The company asserts confidentiality, partial forward security (between clients and servers only through TLS), integrity and authenticity. LSv2 employs standardized primitives, such as ECDH for static key exchange using X25519, and AES256-GCM for payload encryption.

Threat model

We consider realistic adversaries:

• Malicious Server: Full control of LINE servers; can intercept, modify, replay, or inject messages. This captures the case of a compromised or malicious service provider and is the primary threat model for E2EE, LSv2 should remain secure even here.
• MitM Adversary: Network attacker able to observe or modify traffic but without server control. The MitM model is relevant when TLS is disabled, bypassed, or compromised. Furthermore, an MitM attacker can emulate a malicious server by manipulating metadata.
• Malicious User: Legitimate participant who misuses their possession of shared (group) keys to manipulate protocol state and break another user’s security properties.

Our results

We present the following attacks:

• Equivocation attacks: messages can be replayed, reordered, or dropped without the endpoints being aware, violating transcript consistency. This is inherent to the stateless nature of the protocol, which is insufficiently mitigated by easy-to-bypass server-side countermeasures.
• Impersonation attacks: the authorship of messages in one-to-one and group chats can be forged by a malicious user colluding with the adversary. This is a direct consequence of the way (group) keys are generated and managed in LSv2, and the lack of origin authentication measures.
• Plaintext leakage attacks: there is substantial leakage of plaintext through usability features, such as stickers and URL previews. We observe that these features reveal more plaintext than what is publicly documented about the protocol.
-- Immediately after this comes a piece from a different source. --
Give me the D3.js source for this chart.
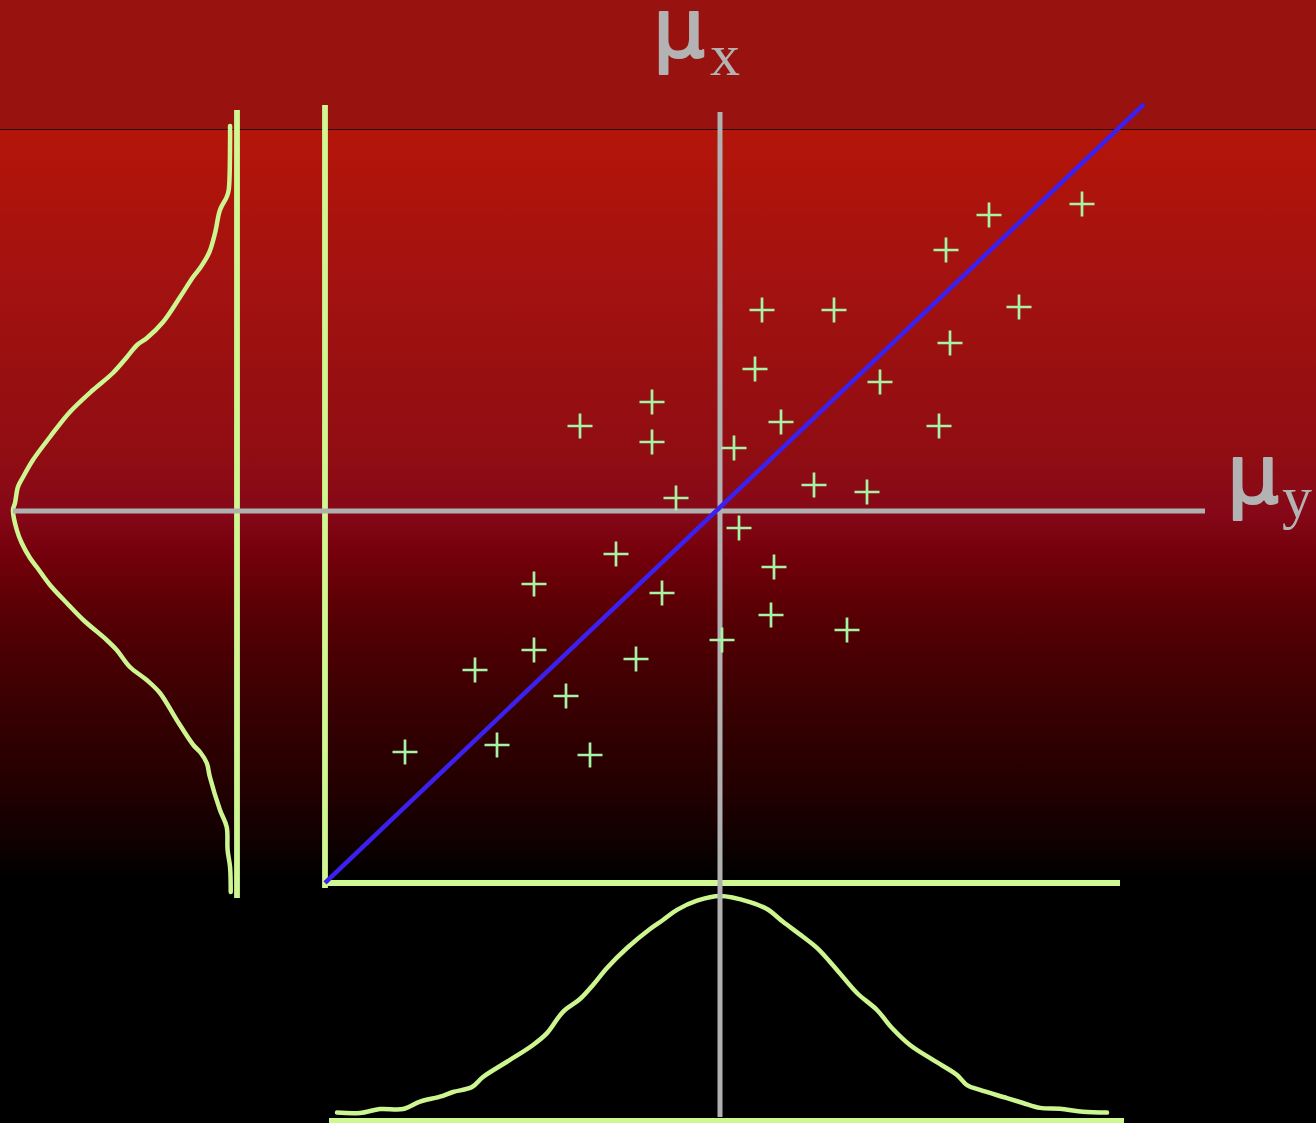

Combining these attacks, we show how the adversary would theoretically be able to forge communications among a subset of parties in a group chat, or infiltrate a group chat and manipulate its following communication.

Experiments

The experiments were conducted using a MitM setup against an iOS client using a rogue root certificate, such that the adversary would be capable of tampering with protocol metadata in the same way as a malicious server. We captured videos of the replay and sticker leakage attacks in practice.

We interact with LINE servers through both the official application and an independent JavaScript implementation of the client-side portion of the protocol, called LINEJS.

Disclosure

Our findings were disclosed in 06/06/2025 to the LY Corporation Computer Security Incident Response Team and later confirmed by the Letter Sealing Team, who provided a statement in response.

Team

Anonymized due to requirements of an ongoing conference submission.